L’homme qui aurait utilisé la “magie” pour détourner 242 millions de dollars à Dubaï 🧿💰 L’affaire a d’abord été prise pour une rumeur tant le scénario semblait irréaliste : aucune effraction, aucune trace numérique évidente, et pourtant des centaines de millions de dollars disparus.

Un Malien a orchestré l’une des plus audacieuses escroqueries bancaires de l’histoire, soutirant près d’un quart de milliard de dollars à la Dubai Islamic Bank entre 1995 et 1998. L’affaire, mêlant prétendue sorcellerie, corruption et failles systémiques, vient d’être reconstituée grâce à des documents judiciaires et des témoignages exclusifs.

Foutanga Babani Sissoko, présenté comme un sorcier, a convaincu le directeur de la banque, Mohamed Ayou, de lui confier des fonds colossaux en promettant de les doubler par des pouvoirs surnaturels. Le stratagème a fonctionné pendant des années, vidant les coffres de l’institution sans éveiller les soupçons.

La machination a débuté par une démonstration théâtrale dans une pièce obscure de Dubaï. Sissoko, après une mise en scène de rituel, aurait transformé 100 000 dirhams en 200 000 devant les yeux médusés du banquier. Cette illusion fut le déclic qui a scellé la confiance absolue de la victime.

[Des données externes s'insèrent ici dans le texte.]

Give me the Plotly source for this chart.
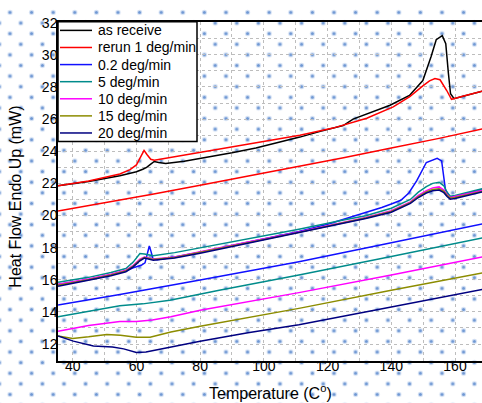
import base64
import plotly.graph_objects as go

W, H = 482, 403
FONT = "Liberation Sans, Arial, sans-serif"

# ---------------- data ----------------
names = ["as receive", "rerun 1 deg/min", "0.2 deg/min", "5 deg/min",
         "10 deg/min", "15 deg/min", "20 deg/min"]
colors = ["#000000", "#ff0000", "#1010ff", "#008b8b", "#ff00ff", "#8c8c00", "#000080"]

# as receive (single scan)
T_receive = [35.4, 45, 54.8, 58, 60, 62, 63.2, 64.5, 65.6, 67, 69.2, 75, 81.8, 90, 97.5,
             105, 111.3, 118, 124.9, 128, 133, 139.6, 145.7, 149.9, 152.5, 154.1, 156,
             157.1, 157.9, 158.6, 159.7, 164, 168.5]
HF_receive = [21.85, 22.12, 22.48, 22.62, 22.72, 22.88, 23.0, 23.2, 23.36, 23.3, 23.23,
              23.38, 23.6, 23.9, 24.2, 24.55, 24.88, 25.25, 25.6, 26.0, 26.35, 26.86,
              27.47, 28.4, 29.9, 30.94, 31.19, 30.7, 28.9, 27.58, 27.27, 27.5, 27.73]

# rerun 1 deg/min: first scan and second scan
T_rerun_a = [35.4, 45, 54.8, 58, 60, 61.5, 62.4, 63.3, 64.5, 65.6, 75, 90, 100, 111.3,
             121.7, 132.3, 140.6, 145.8, 150, 152, 153.7, 155.3, 157.4, 158.9, 163, 168.5]
HF_rerun_a = [21.85, 22.15, 22.58, 22.85, 23.15, 23.7, 24.05, 23.8, 23.5, 23.44, 23.75,
              24.27, 24.6, 24.99, 25.44, 26.05, 26.76, 27.4, 28.08, 28.38, 28.53, 28.45,
              27.78, 27.23, 27.45, 27.73]
T_rerun_b = [35.4, 50, 65, 80, 95, 111, 125, 140, 155, 168.5]
HF_rerun_b = [20.28, 20.78, 21.32, 21.88, 22.45, 23.05, 23.6, 24.2, 24.8, 25.39]

# 0.2 deg/min
T_02_a = [35.4, 45, 52, 56.7, 59, 61.5, 62.7, 63.4, 64.05, 64.6, 65.2, 66.5, 72, 80, 95,
          111, 120, 125, 132, 137, 140, 143, 145.5, 148, 151, 152.7, 154.4, 155.8, 156.5,
          157, 158.4, 160, 168.5]
HF_02_a = [15.7, 16.02, 16.32, 16.55, 16.75, 16.9, 17.05, 17.6, 18.1, 17.75, 17.3, 17.25,
           17.42, 17.72, 18.35, 19.0, 19.45, 19.75, 20.2, 20.5, 20.72, 20.95, 21.4, 22.17,
           23.3, 23.44, 23.56, 23.4, 22.4, 21.6, 21.16, 21.2, 21.6]
T_02_b = [35.4, 54.8, 80, 111, 140, 168.5]
HF_02_b = [14.43, 15.08, 15.98, 17.12, 18.3, 19.48]

# common temperature grid of the first scans at 5/10/15/20 deg/min
T_scan_a = [35.4, 45, 52, 56.7, 59, 61.1, 62.5, 65.3, 72, 80, 95, 111, 125, 132, 140, 143,
            146, 148.5, 151, 153, 155, 156.5, 157.5, 158.5, 160, 168.5]
HF_5_a = [15.85, 16.15, 16.45, 16.7, 17.1, 17.63, 17.6, 17.49, 17.69, 17.98, 18.55, 19.15,
          19.72, 19.98, 20.45, 20.7, 21.0, 21.45, 21.8, 22.0, 22.07, 21.85, 21.45, 21.2,
          21.25, 21.66]
HF_10_a = [15.72, 16.05, 16.35, 16.6, 16.9, 17.28, 17.42, 17.3, 17.42, 17.75, 18.35, 18.98,
           19.58, 19.88, 20.3, 20.55, 20.85, 21.25, 21.55, 21.72, 21.78, 21.58, 21.3, 21.12,
           21.18, 21.55]
HF_15_a = [15.66, 16.0, 16.3, 16.55, 16.85, 17.22, 17.38, 17.26, 17.38, 17.7, 18.3, 18.95,
           19.55, 19.85, 20.25, 20.5, 20.8, 21.18, 21.47, 21.62, 21.66, 21.5, 21.25, 21.08,
           21.12, 21.5]
HF_20_a = [15.6, 15.95, 16.25, 16.5, 16.8, 17.18, 17.35, 17.22, 17.35, 17.65, 18.28, 18.93,
           19.52, 19.82, 20.2, 20.45, 20.75, 21.12, 21.4, 21.54, 21.58, 21.42, 21.18, 21.02,
           21.06, 21.46]

# second scans
T_5_b = [35.4, 45, 54.8, 62, 70.5, 86, 111, 140, 168.5]
HF_5_b = [13.7, 14.05, 14.38, 14.5, 14.73, 15.35, 16.3, 17.45, 18.6]
T_10_b = [35.4, 45, 54.8, 60, 65, 70.8, 80, 111, 140, 168.5]
HF_10_b = [12.8, 13.15, 13.4, 13.4, 13.5, 13.7, 14.1, 15.2, 16.3, 17.42]
T_15_b = [35.4, 40, 45, 50.7, 55, 60, 64.3, 70.8, 80, 111, 140, 168.5]
HF_15_b = [12.5, 12.35, 12.45, 12.59, 12.55, 12.43, 12.43, 12.75, 13.1, 14.22, 15.35, 16.42]
T_20_b = [35.4, 40.2, 46.5, 52.5, 56, 60, 63, 70, 80, 95, 111, 140, 168.5]
HF_20_b = [12.5, 12.18, 11.88, 11.82, 11.7, 11.47, 11.5, 11.78, 12.18, 12.7, 13.2, 14.3, 15.4]

x_ticks = [40, 60, 80, 100, 120, 140, 160]
y_ticks = [12, 14, 16, 18, 20, 22, 24, 26, 28, 30, 32]

series = [
    [(T_receive, HF_receive)],
    [(T_rerun_a, HF_rerun_a), (T_rerun_b, HF_rerun_b)],
    [(T_02_a, HF_02_a), (T_02_b, HF_02_b)],
    [(T_scan_a, HF_5_a), (T_5_b, HF_5_b)],
    [(T_scan_a, HF_10_a), (T_10_b, HF_10_b)],
    [(T_scan_a, HF_15_a), (T_15_b, HF_15_b)],
    [(T_scan_a, HF_20_a), (T_20_b, HF_20_b)],
]

# ---------------- layout helpers (pixel -> paper) ----------------
def px(x):
    return x / W

def py(y):
    return 1 - y / H

PLOT_L, PLOT_R, PLOT_T, PLOT_B = 58, 482, 15, 360

fig = go.Figure()
for name, color, segs in zip(names, colors, series):
    xs, ys = [], []
    for k, (t, v) in enumerate(segs):
        if k:
            xs.append(None)
            ys.append(None)
        xs += list(t)
        ys += list(v)
    fig.add_trace(go.Scatter(x=xs, y=ys, mode="lines", name=name,
                             line=dict(color=color, width=1.5),
                             connectgaps=False, showlegend=False))

# dotted background texture as an SVG image
svg = (
    '<svg xmlns="http://www.w3.org/2000/svg" width="482" height="403" viewBox="0 0 482 403">'
    '<defs><pattern id="p" x="4.6" y="0.1" width="21.6" height="21.6" patternUnits="userSpaceOnUse">'
    '<circle cx="5.4" cy="5.4" r="2.6" fill="#d3e0f3"/><circle cx="5.4" cy="5.4" r="1.5" fill="#6e97d3"/>'
    '<circle cx="16.2" cy="16.2" r="2.6" fill="#d3e0f3"/><circle cx="16.2" cy="16.2" r="1.5" fill="#6e97d3"/>'
    '</pattern></defs><rect width="482" height="403" fill="url(#p)"/></svg>'
)
src = "data:image/svg+xml;base64," + base64.b64encode(svg.encode()).decode()

shapes = [dict(type="rect", xref="paper", yref="paper",
               x0=px(58), x1=px(197), y0=py(137), y1=py(15),
               fillcolor="white", line=dict(color="black", width=1.5), layer="above")]
annotations = []
for i, (name, color) in enumerate(zip(names, colors)):
    yc = 23.8 + 17.4 * i
    shapes.append(dict(type="line", xref="paper", yref="paper",
                       x0=px(60), x1=px(92), y0=py(yc), y1=py(yc),
                       line=dict(color=color, width=1.5), layer="above"))
    annotations.append(dict(text=name, xref="paper", yref="paper", x=px(96), y=py(yc),
                            xanchor="left", yanchor="middle", showarrow=False,
                            font=dict(family=FONT, size=14, color="black")))

annotations.append(dict(text="Temperature (C<sup>o</sup>)", xref="paper", yref="paper",
                        x=px(270.5), y=py(392), xanchor="center", yanchor="middle",
                        showarrow=False, font=dict(family=FONT, size=16, color="black")))
annotations.append(dict(text="Heat Flow Endo Up (mW)", xref="paper", yref="paper",
                        x=px(15.5), y=py(193.5), xanchor="center", yanchor="middle",
                        textangle=-90, showarrow=False,
                        font=dict(family=FONT, size=16, color="black")))

grid = dict(gridcolor="#bdbdbd", griddash="dot", gridwidth=1)
fig.update_layout(
    width=W, height=H,
    margin=dict(l=0, r=0, t=0, b=0),
    paper_bgcolor="white", plot_bgcolor="rgba(0,0,0,0)",
    font=dict(family=FONT, size=14, color="black"),
    showlegend=False,
    images=[dict(source=src, xref="paper", yref="paper", x=0, y=1, sizex=1, sizey=1,
                 xanchor="left", yanchor="top", sizing="stretch", layer="below")],
    shapes=shapes,
    annotations=annotations,
    xaxis=dict(domain=[px(PLOT_L), px(PLOT_R)], range=[35.39, 168.47],
               tickvals=x_ticks, ticks="", showline=True, linecolor="black", linewidth=1.5,
               mirror=True, zeroline=False, showgrid=True, ticklabelstandoff=-8,
               minor=dict(dtick=10, tick0=0, showgrid=True, **grid), **grid,
               tickfont=dict(size=14)),
    yaxis=dict(domain=[py(PLOT_B), py(PLOT_T)], range=[10.96, 32.06],
               tickvals=y_ticks, ticks="", showline=True, linecolor="black", linewidth=1.5,
               mirror=False, zeroline=False, showgrid=True, ticklabelstandoff=-4,
               minor=dict(dtick=1, tick0=0, showgrid=True, **grid), **grid,
               tickfont=dict(size=14)),
)

fig.write_html("out.html")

Convaincu des pouvoirs de Sissoko, Mohamed Ayou a ouvert un compte spécial et initié 183 virements internationaux pour un total de 242 millions de dollars. Les fonds ont transité vers des comptes aux États-Unis, en France, en Suisse et ailleurs, sans aucun retour sur investissement.

Pendant ce temps, Sissoko menait grand train. Il a épousé une employée de Citibank à New York pour faciliter les transferts, lui offrant 500 000 dollars en cadeau de mariage. Il a dépensé des fortunes en bijoux, voitures de luxe, jets privés et a même fondé une compagnie aérienne éphémère, DABIA Air.

L’empire a commencé à s’effondrer en 1996 lorsqu’une tentative de corruption visant à acheter des hélicoptères militaires aux États-Unis a échoué. Arrêté en Suisse puis extradé à Miami, Sissoko a surpris tout le monde en payant une caution record de 20 millions de dollars en espèces.

Son procès pour corruption mineure a été un coup de théâtre. Il a plaidé coupable, évitant ainsi que l’enquête ne se penche sur l’origine réelle de sa fortune. Il a écopé de 43 jours de prison et d’une amende, avant de finir sa peine en résidence surveillée au Mali après un « don » d’un million de dollars.

À Dubaï, la découverte des virements frauduleux en 1998 a provoqué une panique bancaire. Le gouvernement a dû intervenir en urgence, garantissant les dépôts et prenant le contrôle d’une partie de la banque. Mohamed Ayou et deux complices ont été condamnés à trois ans de prison.

Sissoko, lui, est resté intouchable au Mali, pays sans accord d’extradition avec les Émirats. Élu député en 2002, il a bénéficié de l’immunité parlementaire. Dans une rare interview en 2018, il a admis avoir dilapidé toute sa fortune, estimée à 400 millions de dollars à son apogée.

Interrogé sur l’arnaque et les allégations de sorcellerie, il a rétorqué avec ironie : « Si j’étais vraiment sorcier, pourquoi aurais-je besoin de voler une banque ? Il est décédé libre dans son village natal en 2021, laissant derrière lui une légende de supercherie financière.

Cette affaire met en lumière des failles béantes dans les contrôles bancaires de l’époque et la vulnérabilité psychologique face à des manipulations sophistiquées. La Dubai Islamic Bank a intenté un procès contre Citibank, l’accusant de négligence, mais n’a jamais récupéré les fonds disparus.

L’héritage de cette escroquerie demeure un cas d’école sur les dangers de la cupidité et les limites des systèmes de sécurité financiers, rappelant qu’aucune institution, aussi puissante soit-elle, n’est à l’abri d’un manipulateur de talent.